Capital Markets and Fintech/Blockchain – The matching game

By Casteleyn Tom - Head of Product Management for Custody, Cash and Foreign Exchange, BNY Mellon SA/NV


The potential is easy to understand.

Many issuers and investors find accessing capital markets to be difficult and expensive.

Fintech, and distributed ledger technologies such as blockchain, hold out the prospect of a capital markets environment in which new, cheap, easy and secure processes replace old, expensive and burdensome processes.

But potential is not sufficient; we also need the practical implementation of new solutions. And this is the difficult part.

There is the business challenge of matching a business need with a technological solution.

There are also major regulatory and legal challenges.

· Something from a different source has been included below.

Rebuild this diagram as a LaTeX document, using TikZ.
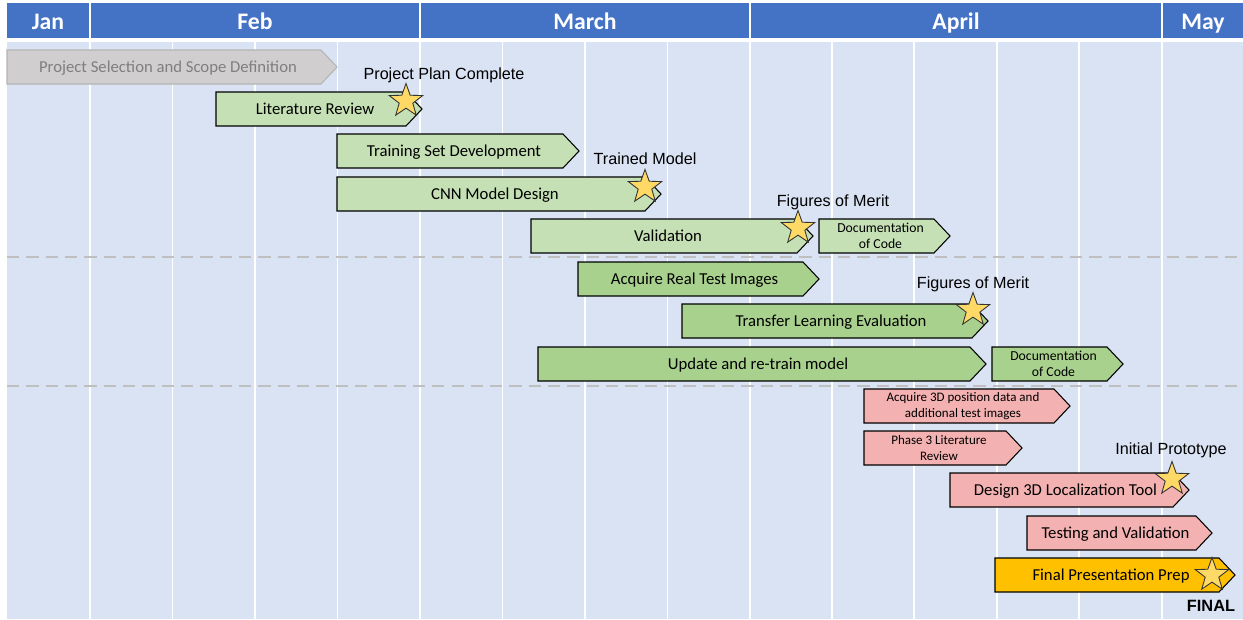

Regulators need to ensure that existing regulation does not impede innovation. But regulators also need to ensure that they do not throw out the baby with the bathwater.

Existing regulation with its many prudential safeguards ensures a high degree of safety and of investor protection. The regulatory structure for fintech and blockchain should aspire to achieve the same regulatory outcomes, and should ensure that fintech activities can be carried out by regulated entities, and do not migrate into the unregulated “shadows”.

The legal challenges may be even more formidable. If a security is issued in a blockchain environment, it is not at all clear – from a legal perspective – what that security is.

There is the business challenge of matching a business need with a technological solution.

There is also the problem of the transition. Markets and market infrastructure are networks; the power of the network effect is strong; there is no incentive for a market participant to be the first to move from an existing network, to a new network with no counterparties.

Given the size of the challenges, it is legitimate to be slightly sceptical as to the chances for a wholesale re-ordering of capital markets in the near future.

Yet the degree of technological innovation and the multiplicity of initiatives in the area of fintech are breathtaking. It would take a brave person to bet that no progress will be made.

A reasonable judgement is that progress in the application of fintech/blockchain solutions will initially be small and incremental, and more radical innovation will be heavily dependent on the industry agreeing common standards allowing for the creation of new networks.